BVI premier claims immunity in cocaine case, demands release

May 03, 2022 in Regional

MIAMI, United States (AP) — The premier of the British Virgin Islands on Monday demanded his immediate release from US custody, arguing he is immune from prosecution on cocaine-smuggling charges because he is the elected, constitutional head of government of the British overseas territory.

An attorney for Andrew Fahie made the request in a filing with Miami federal court.

Fahie, 51, was arrested last week during a US Drug Enforcement Administration (DEA) sting as he was preparing to board a private jet at Miami Opa-locka Executive Airport.

According to a criminal complaint, Fahie and Oleanvine Maynard, his ports director, had been at the airport to meet who they thought were Mexican drug traffickers but who, in reality, were undercover DEA agents. In the criminal complaint, Maynard refers to Fahie as a “little crook sometimes” who wouldn’t hesitate to profit from a plan cooked up with the help of self-proclaimed Lebanese Hezbollah operatives to move mass quantities of cocaine and drug proceeds through the Caribbean island.

The shock arrest roiled the British Virgin Islands, where Fahie was already facing allegations of widespread corruption, and seemed to bolster calls by officials from London to suspend the constitution for two years to clean up Government and return to home rule.

Fahie’s attorney declined to comment and in her two-page filing she didn’t provide details about her client’s immunity claim. Fahie, who also serves as the finance minister, was said to have travelled to Miami to attend a conference for the cruise industry, and ahead of his departure had appointed a deputy to act as premier in his absence.

But any battle to assert immunity is likely to face numerous obstacles.

“Immunity doesn’t protect you if you’re on your own private boondoggle,” said Dick Gregorie, a former federal prosecutor in Miami who in the 1980s indicted the prime minister of Turks & Caicos, another British colony, on drug charges and then Panamanian strongman General Manuel Noriega.

Still, prosecutions of foreign officials are rare, and going after the Caribbean island’s top elected official would certainly have been greenlighted at the highest levels of the US Justice Department and State Department, given the potential impact.

For example, federal prosecutors in New York waited for Honduras’s President Juan Orlando Hernandez to step down this year before indicting him on allegations of drug trafficking that first came to light in the trial of his brother.

“This isn’t done willy-nilly. Prosecutors are clearly very confident in the evidence,” said Gregorie.

The string of islands of 35,000 people east of Puerto Rico is currently under a 2007 constitution giving it limited self-governance.

Governor John Rankin, who is Queen Elizabeth II’s representative to the islands and its ultimate executive authority, said the arrests prompted him to release — earlier than originally intended — a report by a commission of inquiry launched in January 2021 to investigate allegations of widespread Government fraud.

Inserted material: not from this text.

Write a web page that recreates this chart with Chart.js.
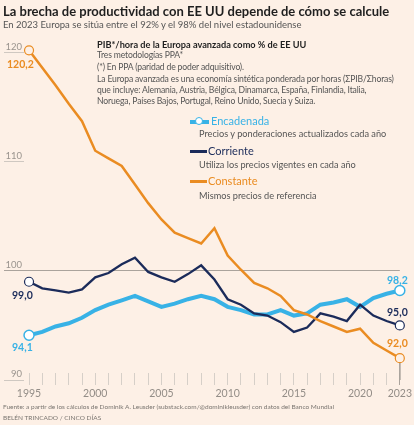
<!DOCTYPE html>
<html lang="es">
<head>
    <meta charset="UTF-8">
    <title>La brecha de productividad con EE UU</title>
    <script src="https://cdn.jsdelivr.net/npm/chart.js"></script>
    <style>
        html, body { margin: 0; padding: 0; }
        body { width: 414px; height: 425px; background: #fdf0e6; font-family: 'Lato', sans-serif; position: relative; overflow: hidden; }
        .t { position: absolute; white-space: nowrap; line-height: 1; }
        #chart-wrap { position: absolute; left: 0; top: 0; width: 414px; height: 425px; }
        .title { left: 3px; top: 5px; font-size: 13px; font-weight: 700; color: #1f1f1f; }
        .sub { left: 3px; top: 20px; font-size: 9.5px; color: #555; }
        .note { left: 97px; font-size: 8.6px; letter-spacing: -0.15px; color: #555; }
        .note.b { font-weight: 700; color: #1f1f1f; font-size: 9.2px; letter-spacing: 0; }
        .leg { font-size: 11px; }
        .desc { left: 199px; font-size: 9.2px; color: #555; }
        .val { font-size: 10.5px; font-weight: 700; }
        .foot { left: 3px; font-size: 6.5px; color: #7a7570; }
        .sym { position: absolute; height: 2.5px; }
    </style>
</head>
<body>
    <div id="chart-wrap"><canvas id="brechaChart" width="414" height="425"></canvas></div>

    <div class="t title">La brecha de productividad con EE UU depende de cómo se calcule</div>
    <div class="t sub">En 2023 Europa se sitúa entre el 92% y el 98% del nivel estadounidense</div>

    <div class="t note b" style="top:40px">PIB*/hora de la Europa avanzada como % de EE UU</div>
    <div class="t note" style="top:51px">Tres metodologías PPA*</div>
    <div class="t note" style="top:63px">(*) En PPA (paridad de poder adquisitivo).</div>
    <div class="t note" style="top:75px">La Europa avanzada es una economía sintética ponderada por horas (ΣPIB/Σhoras)</div>
    <div class="t note" style="top:86px">que incluye: Alemania, Austria, Bélgica, Dinamarca, España, Finlandia, Italia,</div>
    <div class="t note" style="top:97px">Noruega, Países Bajos, Portugal, Reino Unido, Suecia y Suiza.</div>

    <!-- leyenda -->
    <div class="sym" style="left:190px; top:120px; width:19px; height:3.5px; background:#38b2e6"></div>
    <div style="position:absolute; left:195px; top:117px; width:6px; height:6px; border:1.5px solid #38b2e6; border-radius:50%; background:#fff"></div>
    <div class="t leg" style="left:211px; top:115px; color:#38b2e6">Encadenada</div>
    <div class="t desc" style="top:129px">Precios y ponderaciones actualizados cada año</div>

    <div class="sym" style="left:190px; top:150px; width:17px; background:#1b2b5a"></div>
    <div class="t leg" style="left:208px; top:145px; color:#1b2b5a">Corriente</div>
    <div class="t desc" style="top:160px">Utiliza los precios vigentes en cada año</div>

    <div class="sym" style="left:190px; top:180px; width:17px; background:#ea8c22"></div>
    <div class="t leg" style="left:208px; top:175px; color:#ea8c22">Constante</div>
    <div class="t desc" style="top:191px">Mismos precios de referencia</div>

    <!-- valores extremos -->
    <div class="t val" style="left:7px; top:59px; color:#ea8c22">120,2</div>
    <div class="t val" style="left:12px; top:290px; color:#1b2b5a">99,0</div>
    <div class="t val" style="left:12px; top:342px; color:#38b2e6">94,1</div>
    <div class="t val" style="left:387px; top:275px; color:#38b2e6">98,2</div>
    <div class="t val" style="left:387px; top:307px; color:#1b2b5a">95,0</div>
    <div class="t val" style="left:387px; top:338px; color:#ea8c22">92,0</div>

    <div class="t foot" style="top:404px">Fuente: a partir de los cálculos de Dominik A. Leusder (substack.com/@dominikleusder) con datos del Banco Mundial</div>
    <div class="t foot" style="top:415px">BELÉN TRINCADO / CINCO DÍAS</div>

    <script>
        // años y series (% del nivel de EE UU)
        const years = [1995, 1996, 1997, 1998, 1999, 2000, 2001, 2002, 2003, 2004, 2005, 2006, 2007, 2008, 2009,
                       2010, 2011, 2012, 2013, 2014, 2015, 2016, 2017, 2018, 2019, 2020, 2021, 2022, 2023];
        const encadenada = [94.1, 94.4, 94.9, 95.2, 95.7, 96.4, 96.9, 97.3, 97.7, 97.2, 96.7, 97.0, 97.4, 97.7, 97.4,
                            96.7, 96.4, 96.0, 96.0, 96.4, 95.9, 96.1, 96.9, 97.1, 97.4, 96.7, 97.5, 97.9, 98.2];
        const corriente = [99.0, 98.4, 98.2, 98.0, 98.3, 99.4, 99.8, 100.6, 101.2, 99.9, 99.4, 99.0, 99.7, 100.5, 99.2,
                           97.4, 96.9, 96.1, 95.9, 95.3, 94.4, 94.8, 96.1, 95.8, 95.4, 96.9, 95.9, 95.4, 95.0];
        const constante = [120.2, 118.6, 117.0, 115.3, 113.7, 111.0, 110.3, 109.6, 107.9, 106.2, 104.7, 103.5, 103.0, 102.5, 103.9,
                           101.4, 100.1, 98.9, 98.4, 97.7, 96.4, 96.0, 95.4, 94.9, 94.4, 94.7, 93.4, 92.7, 92.0];
        const yTicks = [90, 100, 110, 120];
        const xLabels = [1995, 2000, 2005, 2010, 2015, 2020, 2023];

        const BG = '#fdf0e6';

        function serie(vals) {
            return vals.map((v, i) => ({ x: years[i], y: v }));
        }
        function extremos(r) {
            return ctx => (ctx.dataIndex === 0 || ctx.dataIndex === years.length - 1) ? r : 0;
        }

        const lastYear = years[years.length - 1];

        const ctx = document.getElementById('brechaChart').getContext('2d');
        new Chart(ctx, {
            type: 'line',
            data: {
                datasets: [
                    {
                        label: 'Constante',
                        data: serie(constante),
                        borderColor: '#ea8c22',
                        borderWidth: 2.5,
                        pointRadius: extremos(4.5),
                        pointBorderWidth: 1.2,
                        pointBackgroundColor: BG,
                        pointBorderColor: '#ea8c22',
                        clip: false
                    },
                    {
                        label: 'Corriente',
                        data: serie(corriente),
                        borderColor: '#1b2b5a',
                        borderWidth: 2.3,
                        pointRadius: extremos(4.5),
                        pointBorderWidth: 1.2,
                        pointBackgroundColor: '#ffffff',
                        pointBorderColor: '#1b2b5a',
                        clip: false
                    },
                    {
                        label: 'Encadenada',
                        data: serie(encadenada),
                        borderColor: '#38b2e6',
                        borderWidth: 4,
                        pointRadius: extremos(5),
                        pointBorderWidth: 1.5,
                        pointBackgroundColor: '#ffffff',
                        pointBorderColor: '#38b2e6',
                        clip: false
                    },
                    {
                        // guía vertical del último año
                        label: 'guia',
                        data: [{ x: lastYear, y: constante[constante.length - 1] }, { x: lastYear, y: yTicks[0] }],
                        borderColor: '#aaa39c',
                        borderWidth: 1,
                        pointRadius: 0,
                        clip: false
                    }
                ]
            },
            options: {
                responsive: false,
                animation: false,
                events: [],
                layout: { padding: { top: 47, bottom: 45, left: 0, right: 13 } },
                elements: { line: { tension: 0 } },
                plugins: { legend: { display: false }, tooltip: { enabled: false } },
                scales: {
                    x: {
                        type: 'linear',
                        min: 1994.62,
                        max: lastYear,
                        position: { y: 90.6 },
                        afterBuildTicks: s => { s.ticks = years.map(v => ({ value: v })); },
                        border: { display: false },
                        grid: {
                            drawOnChartArea: false,
                            tickLength: 12,
                            tickColor: c => (c.tick && c.tick.value === lastYear) ? '#aaa39c' : '#d6cfc8'
                        },
                        ticks: {
                            autoSkip: false,
                            maxRotation: 0,
                            padding: 2,
                            color: '#938d87',
                            font: { family: 'Lato', size: 10.5 },
                            callback: v => xLabels.includes(v) ? String(v) : ''
                        }
                    },
                    y: {
                        min: 90,
                        max: 120.5,
                        afterBuildTicks: s => { s.ticks = yTicks.map(v => ({ value: v })); },
                        afterFit: s => { s.width = 24; },
                        border: { display: false },
                        grid: {
                            drawOnChartArea: true,
                            tickLength: 20,
                            color: c => (c.tick && c.tick.value === 100) ? '#aaa39c' : 'rgba(0,0,0,0)',
                            tickColor: c => (c.tick && c.tick.value === 100) ? '#aaa39c' : '#cfc8c1'
                        },
                        ticks: {
                            padding: -18,
                            labelOffset: -6,
                            color: '#9a948e',
                            font: { family: 'Lato', size: 9.5 }
                        }
                    }
                }
            }
        });
    </script>
</body>
</html>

Governor Rankin said the inquiry concluded that millions of dollars were spent on projects, some of them linked to allies of the premier, that were abandoned or found to be of no public benefit.

“Some of them were, on their face, false,” the governor said.

The commission had concluded that “unless the most urgent and drastic steps are taken, the current situation with elected officials deliberately ignoring the tenets of good governance will go on indefinitely”, Rankin told the televised news conference.

On Monday, BVI citizens took to the streets outside Rankin’s official residence as they protested the recommendations of the commission of inquiry report that the BVI Government cease to exist in its current format for at least two years.

The protest coincided with planned meetings involving UK Overseas Territories Minister Amanda Milling and local stakeholders regarding the report.

“We as Virgin Islanders come to say to the United Kingdom that ‘You should not suspend our constitution in an attempt to establish direct rule over us,’ ” Bishop John Cline said, adding that he wanted to speak directly with Milling and the governor general.

“We cannot sit back and accept this atrocity, we cannot sit by and let this happen. We say to the UK, Amanda Milling, ‘You cannot want for us what you do not want for yourself’…We do not want our constitution suspended.”

“We live in a democracy. We do not want the constitution suspended for six months, much less two years — we do not want it suspended at all. We want the right to elect a government, we want the respect of the UK, and we want the respect of the UK in helping us determine our destiny.”

Cline said that while the citizens acknowledge that there are some faults, he warned nonetheless “if you push us, we will push back”.

“We want the UK to come alongside us and create political systems… for good governance. We want to be in a respectful partnership with the United Kingdom. We want the UK to change the international narrative that they have set around the world that the people here are corrupt.

“There is corruption in the UK, there is corruption in America, Russia, in every country… we want to say, ‘Do not settle for anything less,’ ” he said as the protesters shouted “No direct rule, no direct rule!”

Cline called on the UK Government to re-think its position on the recommendations, saying “We say to the UK, ‘If you want to do something, come and speak with us.’

“We come here today because we are serious and we are determined you will not suspend our constitution… we are not going back to 1949,” Cline told the protesters, adding “The fight is about our homes, our legacy. The fight is about our political progress. The fight is about our future.”